Short task: Take the lines from the beginning of the material through the line containing "6.43, 5.98, 9.09, 1.98, 2.48, 2.66]" and retype them exactly, leaving the pictures out.

- - -

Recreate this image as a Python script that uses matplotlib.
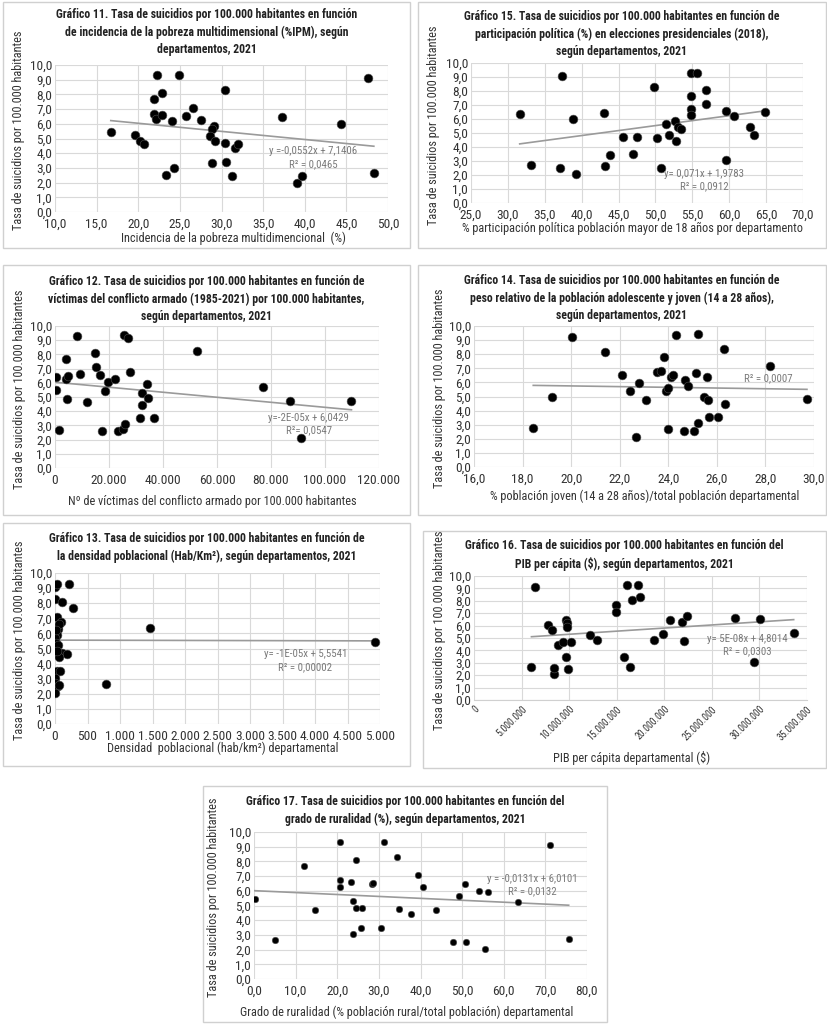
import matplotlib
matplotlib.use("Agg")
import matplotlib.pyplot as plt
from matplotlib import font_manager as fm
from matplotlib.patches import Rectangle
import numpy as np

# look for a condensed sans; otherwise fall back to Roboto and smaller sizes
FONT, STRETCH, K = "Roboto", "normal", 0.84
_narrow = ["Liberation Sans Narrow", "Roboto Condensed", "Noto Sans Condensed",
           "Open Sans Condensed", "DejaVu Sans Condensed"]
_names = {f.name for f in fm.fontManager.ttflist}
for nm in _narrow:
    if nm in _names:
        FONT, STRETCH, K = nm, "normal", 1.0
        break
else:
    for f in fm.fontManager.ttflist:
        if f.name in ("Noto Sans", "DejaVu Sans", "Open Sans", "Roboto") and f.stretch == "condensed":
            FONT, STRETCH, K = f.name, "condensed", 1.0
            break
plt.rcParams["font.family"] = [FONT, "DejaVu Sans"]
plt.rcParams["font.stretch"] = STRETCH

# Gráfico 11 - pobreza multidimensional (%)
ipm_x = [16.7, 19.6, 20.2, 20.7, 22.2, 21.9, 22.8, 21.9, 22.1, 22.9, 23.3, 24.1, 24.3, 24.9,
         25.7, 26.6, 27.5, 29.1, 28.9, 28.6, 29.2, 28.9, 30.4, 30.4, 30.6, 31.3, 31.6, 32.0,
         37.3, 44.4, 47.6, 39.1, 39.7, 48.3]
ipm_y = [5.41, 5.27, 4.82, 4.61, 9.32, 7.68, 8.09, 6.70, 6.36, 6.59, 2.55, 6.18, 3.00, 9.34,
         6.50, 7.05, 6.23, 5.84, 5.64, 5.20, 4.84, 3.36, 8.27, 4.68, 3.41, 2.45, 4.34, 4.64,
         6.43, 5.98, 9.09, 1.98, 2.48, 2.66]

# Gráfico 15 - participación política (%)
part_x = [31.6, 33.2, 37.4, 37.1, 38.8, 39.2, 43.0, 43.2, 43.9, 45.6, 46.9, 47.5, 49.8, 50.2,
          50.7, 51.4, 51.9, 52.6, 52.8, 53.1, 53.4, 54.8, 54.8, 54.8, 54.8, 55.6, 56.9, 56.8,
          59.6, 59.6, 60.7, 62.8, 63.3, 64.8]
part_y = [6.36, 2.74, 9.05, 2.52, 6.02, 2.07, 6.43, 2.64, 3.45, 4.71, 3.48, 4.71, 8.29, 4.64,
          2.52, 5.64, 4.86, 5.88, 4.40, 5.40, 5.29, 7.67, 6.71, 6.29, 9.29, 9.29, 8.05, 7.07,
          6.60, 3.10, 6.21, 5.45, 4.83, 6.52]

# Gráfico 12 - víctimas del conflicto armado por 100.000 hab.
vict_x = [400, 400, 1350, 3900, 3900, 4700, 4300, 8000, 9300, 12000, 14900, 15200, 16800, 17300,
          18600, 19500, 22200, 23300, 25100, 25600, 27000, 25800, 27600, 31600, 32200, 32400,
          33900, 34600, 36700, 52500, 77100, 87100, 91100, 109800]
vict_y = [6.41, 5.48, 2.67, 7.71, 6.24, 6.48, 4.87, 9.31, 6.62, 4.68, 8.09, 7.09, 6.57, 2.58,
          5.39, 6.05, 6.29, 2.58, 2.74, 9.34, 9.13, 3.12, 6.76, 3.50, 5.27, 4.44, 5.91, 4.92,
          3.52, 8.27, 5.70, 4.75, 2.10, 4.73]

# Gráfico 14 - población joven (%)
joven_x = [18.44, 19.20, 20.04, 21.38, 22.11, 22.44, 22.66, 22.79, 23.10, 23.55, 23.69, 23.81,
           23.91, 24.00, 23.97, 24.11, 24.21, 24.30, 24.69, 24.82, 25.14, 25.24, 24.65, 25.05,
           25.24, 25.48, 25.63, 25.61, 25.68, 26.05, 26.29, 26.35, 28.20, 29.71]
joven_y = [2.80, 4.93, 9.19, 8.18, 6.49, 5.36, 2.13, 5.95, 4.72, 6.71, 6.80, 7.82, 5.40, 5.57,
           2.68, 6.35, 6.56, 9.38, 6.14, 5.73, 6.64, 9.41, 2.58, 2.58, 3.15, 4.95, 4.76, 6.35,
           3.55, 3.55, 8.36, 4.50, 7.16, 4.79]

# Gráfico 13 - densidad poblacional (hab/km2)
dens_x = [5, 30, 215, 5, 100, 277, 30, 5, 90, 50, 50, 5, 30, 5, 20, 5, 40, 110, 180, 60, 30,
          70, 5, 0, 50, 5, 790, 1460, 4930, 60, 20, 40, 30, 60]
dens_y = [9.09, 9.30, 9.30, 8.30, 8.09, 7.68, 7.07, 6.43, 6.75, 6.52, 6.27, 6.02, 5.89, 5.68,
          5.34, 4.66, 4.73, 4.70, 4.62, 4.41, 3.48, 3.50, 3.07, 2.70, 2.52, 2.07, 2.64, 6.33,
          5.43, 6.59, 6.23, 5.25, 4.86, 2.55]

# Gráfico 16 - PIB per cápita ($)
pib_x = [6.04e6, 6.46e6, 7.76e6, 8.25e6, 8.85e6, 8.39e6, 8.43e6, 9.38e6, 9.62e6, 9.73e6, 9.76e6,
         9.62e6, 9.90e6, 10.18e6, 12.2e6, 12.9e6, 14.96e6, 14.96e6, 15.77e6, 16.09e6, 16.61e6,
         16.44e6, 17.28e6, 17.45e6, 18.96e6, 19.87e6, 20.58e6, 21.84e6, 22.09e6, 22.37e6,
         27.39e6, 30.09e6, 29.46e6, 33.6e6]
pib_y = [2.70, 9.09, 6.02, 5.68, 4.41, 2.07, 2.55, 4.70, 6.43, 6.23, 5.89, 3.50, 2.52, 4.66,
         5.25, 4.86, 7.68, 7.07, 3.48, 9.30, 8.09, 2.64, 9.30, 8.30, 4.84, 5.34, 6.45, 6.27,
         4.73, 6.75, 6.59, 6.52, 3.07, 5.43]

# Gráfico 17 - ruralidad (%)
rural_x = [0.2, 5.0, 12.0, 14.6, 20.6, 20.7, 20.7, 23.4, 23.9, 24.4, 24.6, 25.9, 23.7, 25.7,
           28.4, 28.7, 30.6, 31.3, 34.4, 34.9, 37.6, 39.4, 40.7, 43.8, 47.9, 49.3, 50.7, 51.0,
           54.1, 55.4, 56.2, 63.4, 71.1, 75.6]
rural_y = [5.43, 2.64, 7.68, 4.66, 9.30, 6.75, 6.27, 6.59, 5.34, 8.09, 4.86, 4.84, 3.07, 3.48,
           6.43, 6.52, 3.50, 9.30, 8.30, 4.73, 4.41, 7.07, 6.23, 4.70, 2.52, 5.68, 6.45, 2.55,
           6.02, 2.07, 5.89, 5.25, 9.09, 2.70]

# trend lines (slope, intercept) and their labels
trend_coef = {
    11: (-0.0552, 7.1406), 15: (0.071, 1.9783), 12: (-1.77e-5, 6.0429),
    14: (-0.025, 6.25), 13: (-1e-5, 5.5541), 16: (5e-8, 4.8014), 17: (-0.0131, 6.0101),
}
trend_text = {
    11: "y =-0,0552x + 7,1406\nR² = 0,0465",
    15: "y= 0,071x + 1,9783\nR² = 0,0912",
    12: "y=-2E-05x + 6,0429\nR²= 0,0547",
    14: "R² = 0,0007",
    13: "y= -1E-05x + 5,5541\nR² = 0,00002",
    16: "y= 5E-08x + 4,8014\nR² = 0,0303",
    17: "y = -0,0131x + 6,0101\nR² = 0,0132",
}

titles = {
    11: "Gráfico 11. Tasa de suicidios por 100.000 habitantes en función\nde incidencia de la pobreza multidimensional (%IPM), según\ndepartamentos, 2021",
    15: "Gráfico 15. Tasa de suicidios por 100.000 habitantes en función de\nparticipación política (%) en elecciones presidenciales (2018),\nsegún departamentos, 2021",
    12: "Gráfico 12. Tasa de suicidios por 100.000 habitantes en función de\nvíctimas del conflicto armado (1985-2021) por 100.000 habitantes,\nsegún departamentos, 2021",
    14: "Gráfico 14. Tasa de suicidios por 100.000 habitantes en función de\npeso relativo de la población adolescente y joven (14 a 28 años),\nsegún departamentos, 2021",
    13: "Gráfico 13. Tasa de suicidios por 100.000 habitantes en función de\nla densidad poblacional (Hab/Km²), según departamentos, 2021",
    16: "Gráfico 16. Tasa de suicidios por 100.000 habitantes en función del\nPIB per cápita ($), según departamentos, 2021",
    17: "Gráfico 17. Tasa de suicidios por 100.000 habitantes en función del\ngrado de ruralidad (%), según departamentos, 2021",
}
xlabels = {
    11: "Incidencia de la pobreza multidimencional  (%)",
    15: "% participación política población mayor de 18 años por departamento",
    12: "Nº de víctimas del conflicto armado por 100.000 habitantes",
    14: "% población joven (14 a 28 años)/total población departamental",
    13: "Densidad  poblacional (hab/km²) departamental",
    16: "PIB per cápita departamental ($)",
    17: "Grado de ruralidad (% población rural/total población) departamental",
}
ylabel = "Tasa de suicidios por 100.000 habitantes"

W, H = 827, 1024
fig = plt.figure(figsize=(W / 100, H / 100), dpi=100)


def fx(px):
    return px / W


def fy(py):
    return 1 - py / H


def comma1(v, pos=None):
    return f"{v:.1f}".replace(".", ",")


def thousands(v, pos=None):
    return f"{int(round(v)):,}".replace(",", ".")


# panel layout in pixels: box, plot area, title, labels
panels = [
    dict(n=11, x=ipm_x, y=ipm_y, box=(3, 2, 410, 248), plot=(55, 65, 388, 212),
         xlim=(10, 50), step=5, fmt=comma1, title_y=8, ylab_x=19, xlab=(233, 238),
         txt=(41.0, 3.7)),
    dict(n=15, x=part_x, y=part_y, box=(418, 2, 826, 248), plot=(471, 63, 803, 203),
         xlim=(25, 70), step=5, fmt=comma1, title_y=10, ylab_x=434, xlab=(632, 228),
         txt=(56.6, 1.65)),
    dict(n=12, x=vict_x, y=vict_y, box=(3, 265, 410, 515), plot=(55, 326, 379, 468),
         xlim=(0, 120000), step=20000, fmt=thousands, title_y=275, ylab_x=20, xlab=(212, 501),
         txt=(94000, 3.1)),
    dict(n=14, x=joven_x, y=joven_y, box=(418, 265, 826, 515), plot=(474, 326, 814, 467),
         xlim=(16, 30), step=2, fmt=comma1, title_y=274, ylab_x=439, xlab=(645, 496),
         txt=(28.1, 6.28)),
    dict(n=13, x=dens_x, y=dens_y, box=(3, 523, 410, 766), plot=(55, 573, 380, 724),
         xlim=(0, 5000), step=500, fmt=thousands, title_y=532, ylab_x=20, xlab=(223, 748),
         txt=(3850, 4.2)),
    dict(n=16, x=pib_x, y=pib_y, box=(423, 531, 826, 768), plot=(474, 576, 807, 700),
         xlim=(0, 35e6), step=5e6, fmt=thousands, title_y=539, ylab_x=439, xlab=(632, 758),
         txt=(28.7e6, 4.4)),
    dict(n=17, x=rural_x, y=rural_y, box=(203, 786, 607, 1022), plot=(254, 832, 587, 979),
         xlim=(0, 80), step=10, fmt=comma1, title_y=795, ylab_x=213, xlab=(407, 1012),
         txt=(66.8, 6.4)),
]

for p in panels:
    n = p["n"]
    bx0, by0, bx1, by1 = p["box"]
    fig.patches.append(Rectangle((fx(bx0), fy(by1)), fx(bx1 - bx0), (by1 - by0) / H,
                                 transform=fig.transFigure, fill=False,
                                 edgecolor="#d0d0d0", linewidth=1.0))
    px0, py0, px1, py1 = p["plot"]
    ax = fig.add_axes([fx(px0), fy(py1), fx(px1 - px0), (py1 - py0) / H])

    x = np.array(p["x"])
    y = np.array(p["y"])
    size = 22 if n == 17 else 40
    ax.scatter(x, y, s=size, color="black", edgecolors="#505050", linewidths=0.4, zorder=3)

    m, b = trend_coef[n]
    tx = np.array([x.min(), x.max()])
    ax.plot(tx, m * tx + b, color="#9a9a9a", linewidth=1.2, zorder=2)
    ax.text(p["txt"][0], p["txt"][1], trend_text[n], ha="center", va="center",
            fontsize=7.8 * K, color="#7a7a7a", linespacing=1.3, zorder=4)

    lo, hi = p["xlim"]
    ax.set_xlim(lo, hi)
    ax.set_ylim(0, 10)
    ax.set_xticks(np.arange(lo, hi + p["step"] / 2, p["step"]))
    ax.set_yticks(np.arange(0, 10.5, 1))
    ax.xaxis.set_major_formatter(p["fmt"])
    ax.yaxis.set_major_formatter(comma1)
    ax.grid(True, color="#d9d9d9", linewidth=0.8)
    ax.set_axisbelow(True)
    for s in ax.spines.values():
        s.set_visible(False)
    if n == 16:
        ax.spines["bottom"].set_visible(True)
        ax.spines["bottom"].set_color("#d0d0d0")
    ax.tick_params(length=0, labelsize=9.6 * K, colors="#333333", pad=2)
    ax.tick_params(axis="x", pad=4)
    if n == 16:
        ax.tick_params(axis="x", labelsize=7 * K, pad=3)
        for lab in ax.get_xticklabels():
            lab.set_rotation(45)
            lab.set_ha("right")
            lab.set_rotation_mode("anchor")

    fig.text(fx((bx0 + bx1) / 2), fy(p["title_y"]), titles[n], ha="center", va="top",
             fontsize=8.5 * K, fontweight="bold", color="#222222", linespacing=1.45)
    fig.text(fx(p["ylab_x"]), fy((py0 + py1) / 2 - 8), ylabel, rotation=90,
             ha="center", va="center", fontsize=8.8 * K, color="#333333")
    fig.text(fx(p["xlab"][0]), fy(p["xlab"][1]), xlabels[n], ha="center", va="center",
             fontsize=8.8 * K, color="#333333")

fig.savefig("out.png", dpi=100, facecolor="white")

- - -

Output of the exercise:
Recreate this image as a Python script that uses matplotlib.
import matplotlib
matplotlib.use("Agg")
import matplotlib.pyplot as plt
from matplotlib import font_manager as fm
from matplotlib.patches import Rectangle
import numpy as np

# look for a condensed sans; otherwise fall back to Roboto and smaller sizes
FONT, STRETCH, K = "Roboto", "normal", 0.84
_narrow = ["Liberation Sans Narrow", "Roboto Condensed", "Noto Sans Condensed",
           "Open Sans Condensed", "DejaVu Sans Condensed"]
_names = {f.name for f in fm.fontManager.ttflist}
for nm in _narrow:
    if nm in _names:
        FONT, STRETCH, K = nm, "normal", 1.0
        break
else:
    for f in fm.fontManager.ttflist:
        if f.name in ("Noto Sans", "DejaVu Sans", "Open Sans", "Roboto") and f.stretch == "condensed":
            FONT, STRETCH, K = f.name, "condensed", 1.0
            break
plt.rcParams["font.family"] = [FONT, "DejaVu Sans"]
plt.rcParams["font.stretch"] = STRETCH

# Gráfico 11 - pobreza multidimensional (%)
ipm_x = [16.7, 19.6, 20.2, 20.7, 22.2, 21.9, 22.8, 21.9, 22.1, 22.9, 23.3, 24.1, 24.3, 24.9,
         25.7, 26.6, 27.5, 29.1, 28.9, 28.6, 29.2, 28.9, 30.4, 30.4, 30.6, 31.3, 31.6, 32.0,
         37.3, 44.4, 47.6, 39.1, 39.7, 48.3]
ipm_y = [5.41, 5.27, 4.82, 4.61, 9.32, 7.68, 8.09, 6.70, 6.36, 6.59, 2.55, 6.18, 3.00, 9.34,
         6.50, 7.05, 6.23, 5.84, 5.64, 5.20, 4.84, 3.36, 8.27, 4.68, 3.41, 2.45, 4.34, 4.64,
         6.43, 5.98, 9.09, 1.98, 2.48, 2.66]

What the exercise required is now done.